→ **DATASET EXCERPT**:
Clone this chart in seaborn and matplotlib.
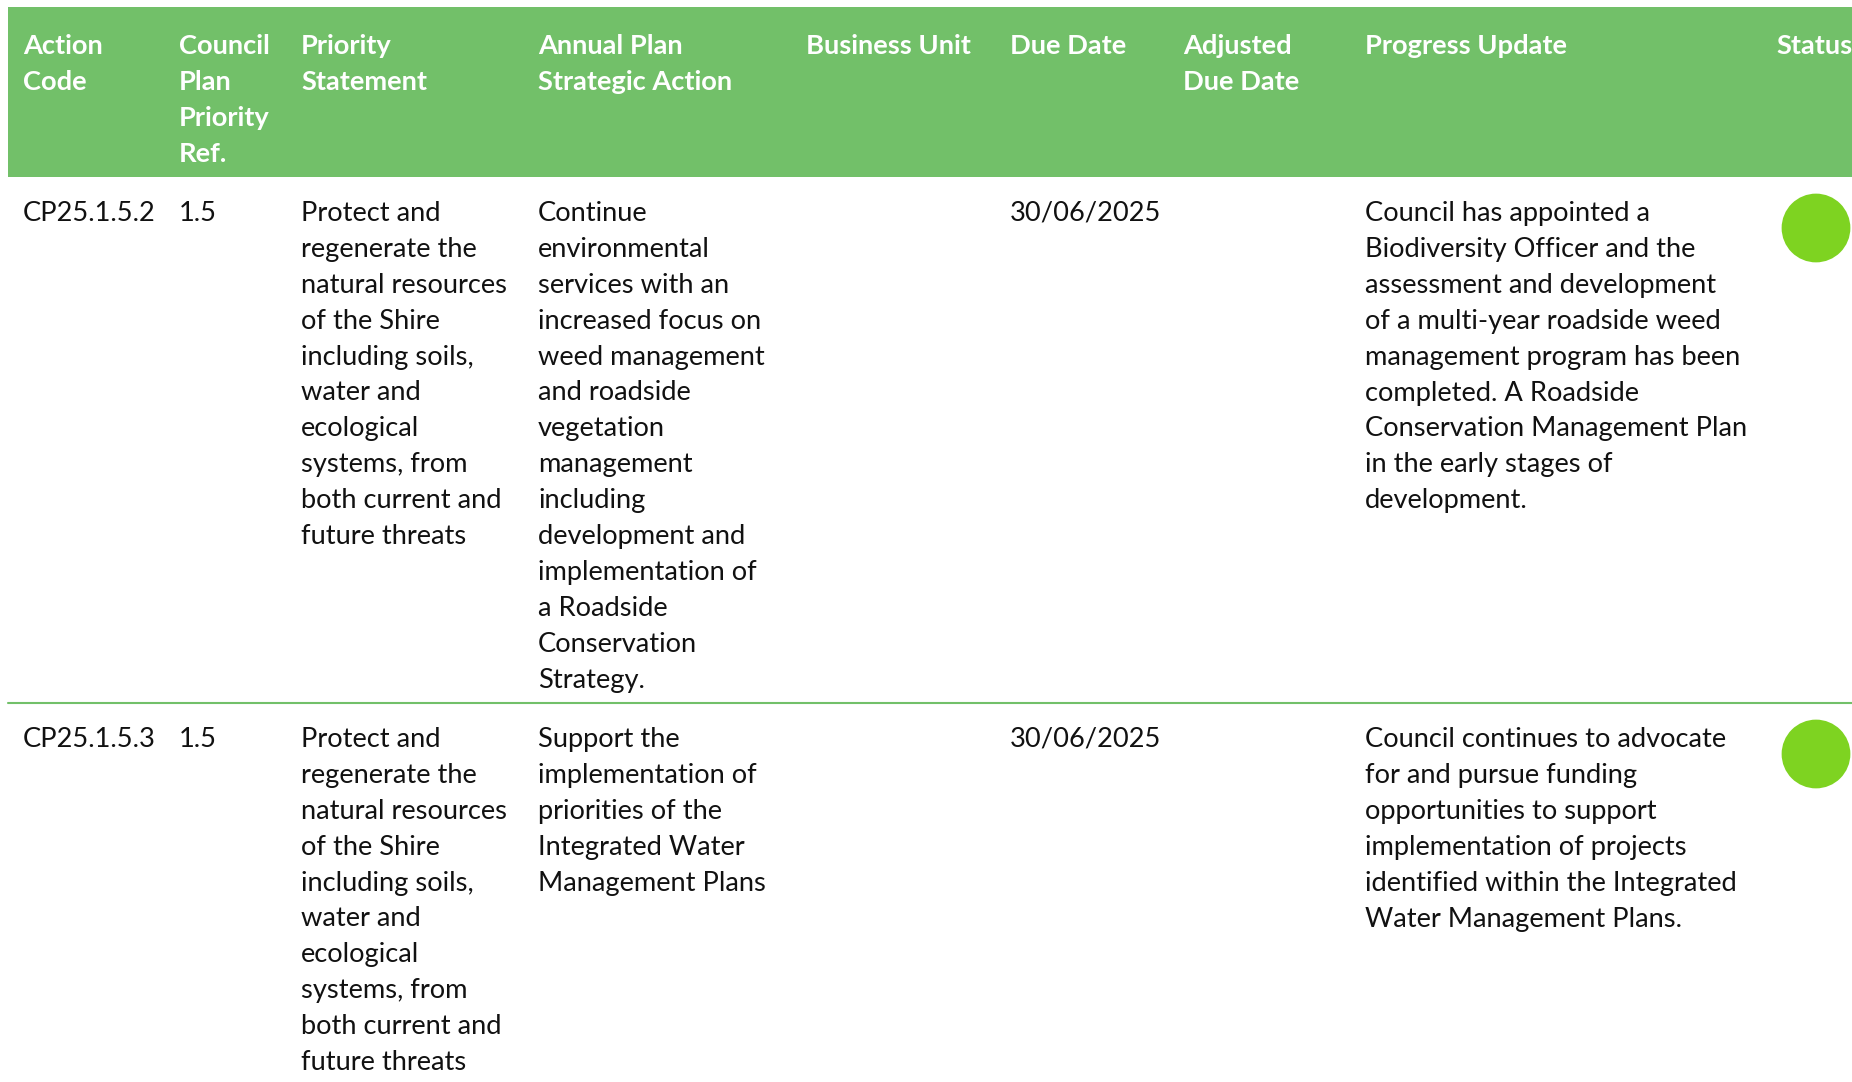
import pandas as pd
import matplotlib.pyplot as plt
import seaborn as sns

# Datos de la tabla
headers = ["Action\nCode", "Council\nPlan\nPriority\nRef.", "Priority\nStatement",
           "Annual Plan\nStrategic Action", "Business Unit", "Due Date",
           "Adjusted\nDue Date", "Progress Update", "Status"]

action_codes = ["CP25.1.5.2", "CP25.1.5.3"]
priority_refs = ["1.5", "1.5"]
priority_statements = [
    "Protect and\nregenerate the\nnatural resources\nof the Shire\nincluding soils,\nwater and\necological\nsystems, from\nboth current and\nfuture threats",
    "Protect and\nregenerate the\nnatural resources\nof the Shire\nincluding soils,\nwater and\necological\nsystems, from\nboth current and\nfuture threats",
]
strategic_actions = [
    "Continue\nenvironmental\nservices with an\nincreased focus on\nweed management\nand roadside\nvegetation\nmanagement\nincluding\ndevelopment and\nimplementation of\na Roadside\nConservation\nStrategy.",
    "Support the\nimplementation of\npriorities of the\nIntegrated Water\nManagement Plans",
]
business_units = ["", ""]
due_dates = ["30/06/2025", "30/06/2025"]
adjusted_due_dates = ["", ""]
progress_updates = [
    "Council has appointed a\nBiodiversity Officer and the\nassessment and development\nof a multi-year roadside weed\nmanagement program has been\ncompleted. A Roadside\nConservation Management Plan\nin the early stages of\ndevelopment.",
    "Council continues to advocate\nfor and pursue funding\nopportunities to support\nimplementation of projects\nidentified within the Integrated\nWater Management Plans.",
]
status = ["On track", "On track"]

# Estilo
sns.set_theme(style="white")
plt.rcParams['font.family'] = ['Lato', 'DejaVu Sans']

header_green = "#72c069"
dot_green = "#7ed321"
W, H = 1852, 1082
col_x = [23, 179, 301, 538, 806, 1010, 1183, 1365, 1776]
header_top, header_bottom = 7, 177
row_tops = [177, 703]
line_h = 35.9
fs = 19.6

fig = plt.figure(figsize=(W / 100, H / 100), dpi=100)
ax = fig.add_axes([0, 0, 1, 1])

# Cabecera verde
ax.add_patch(plt.Rectangle((8, header_top), W - 8, header_bottom - header_top,
                           color=header_green, lw=0))


# Escribir una celda línea por línea
def draw_cell(x, y0, text, **kw):
    for i, line in enumerate(text.split("\n")):
        ax.text(x, y0 + i * line_h, line, fontsize=fs, va="baseline",
                ha="left", clip_on=True, **kw)


for x, h in zip(col_x, headers):
    draw_cell(x, 54, h, color="white", fontweight="bold")

# Filas
columns = [action_codes, priority_refs, priority_statements, strategic_actions,
           business_units, due_dates, adjusted_due_dates, progress_updates]
for r, top in enumerate(row_tops):
    for x, col in zip(col_x, columns):
        draw_cell(x, top + 44, col[r], color="#111111")

# Separador entre filas
ax.plot([8, W], [row_tops[1], row_tops[1]], color=header_green, lw=1.5)

# Indicadores de estado
status_df = pd.DataFrame({
    "x": [1816] * len(status),
    "y": [t + 51 for t in row_tops],
    "status": status,
})
sns.scatterplot(data=status_df, x="x", y="y", ax=ax, s=2450, color=dot_green,
                edgecolor="none", legend=False, clip_on=True)

ax.set_xlim(0, W)
ax.set_ylim(H, 0)
ax.axis("off")

fig.savefig("out.png", dpi=100)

→ **WHAT THE EXERCISE ASKS**: Copy the listing exactly. Any image in it stays out of the copy.

→ **FINISHED TASK**:
Clone this chart in seaborn and matplotlib.
import pandas as pd
import matplotlib.pyplot as plt
import seaborn as sns

# Datos de la tabla
headers = ["Action\nCode", "Council\nPlan\nPriority\nRef.", "Priority\nStatement",
           "Annual Plan\nStrategic Action", "Business Unit", "Due Date",
           "Adjusted\nDue Date", "Progress Update", "Status"]

action_codes = ["CP25.1.5.2", "CP25.1.5.3"]
priority_refs = ["1.5", "1.5"]
priority_statements = [
    "Protect and\nregenerate the\nnatural resources\nof the Shire\nincluding soils,\nwater and\necological\nsystems, from\nboth current and\nfuture threats",
    "Protect and\nregenerate the\nnatural resources\nof the Shire\nincluding soils,\nwater and\necological\nsystems, from\nboth current and\nfuture threats",
]
strategic_actions = [
    "Continue\nenvironmental\nservices with an\nincreased focus on\nweed management\nand roadside\nvegetation\nmanagement\nincluding\ndevelopment and\nimplementation of\na Roadside\nConservation\nStrategy.",
    "Support the\nimplementation of\npriorities of the\nIntegrated Water\nManagement Plans",
]
business_units = ["", ""]
due_dates = ["30/06/2025", "30/06/2025"]
adjusted_due_dates = ["", ""]
progress_updates = [
    "Council has appointed a\nBiodiversity Officer and the\nassessment and development\nof a multi-year roadside weed\nmanagement program has been\ncompleted. A Roadside\nConservation Management Plan\nin the early stages of\ndevelopment.",
    "Council continues to advocate\nfor and pursue funding\nopportunities to support\nimplementation of projects\nidentified within the Integrated\nWater Management Plans.",
]
status = ["On track", "On track"]

# Estilo
sns.set_theme(style="white")
plt.rcParams['font.family'] = ['Lato', 'DejaVu Sans']

header_green = "#72c069"
dot_green = "#7ed321"
W, H = 1852, 1082
col_x = [23, 179, 301, 538, 806, 1010, 1183, 1365, 1776]
header_top, header_bottom = 7, 177
row_tops = [177, 703]
line_h = 35.9
fs = 19.6

fig = plt.figure(figsize=(W / 100, H / 100), dpi=100)
ax = fig.add_axes([0, 0, 1, 1])

# Cabecera verde
ax.add_patch(plt.Rectangle((8, header_top), W - 8, header_bottom - header_top,
                           color=header_green, lw=0))


# Escribir una celda línea por línea
def draw_cell(x, y0, text, **kw):
    for i, line in enumerate(text.split("\n")):
        ax.text(x, y0 + i * line_h, line, fontsize=fs, va="baseline",
                ha="left", clip_on=True, **kw)


for x, h in zip(col_x, headers):
    draw_cell(x, 54, h, color="white", fontweight="bold")

# Filas
columns = [action_codes, priority_refs, priority_statements, strategic_actions,
           business_units, due_dates, adjusted_due_dates, progress_updates]
for r, top in enumerate(row_tops):
    for x, col in zip(col_x, columns):
        draw_cell(x, top + 44, col[r], color="#111111")

# Separador entre filas
ax.plot([8, W], [row_tops[1], row_tops[1]], color=header_green, lw=1.5)

# Indicadores de estado
status_df = pd.DataFrame({
    "x": [1816] * len(status),
    "y": [t + 51 for t in row_tops],
    "status": status,
})
sns.scatterplot(data=status_df, x="x", y="y", ax=ax, s=2450, color=dot_green,
                edgecolor="none", legend=False, clip_on=True)

ax.set_xlim(0, W)
ax.set_ylim(H, 0)
ax.axis("off")

fig.savefig("out.png", dpi=100)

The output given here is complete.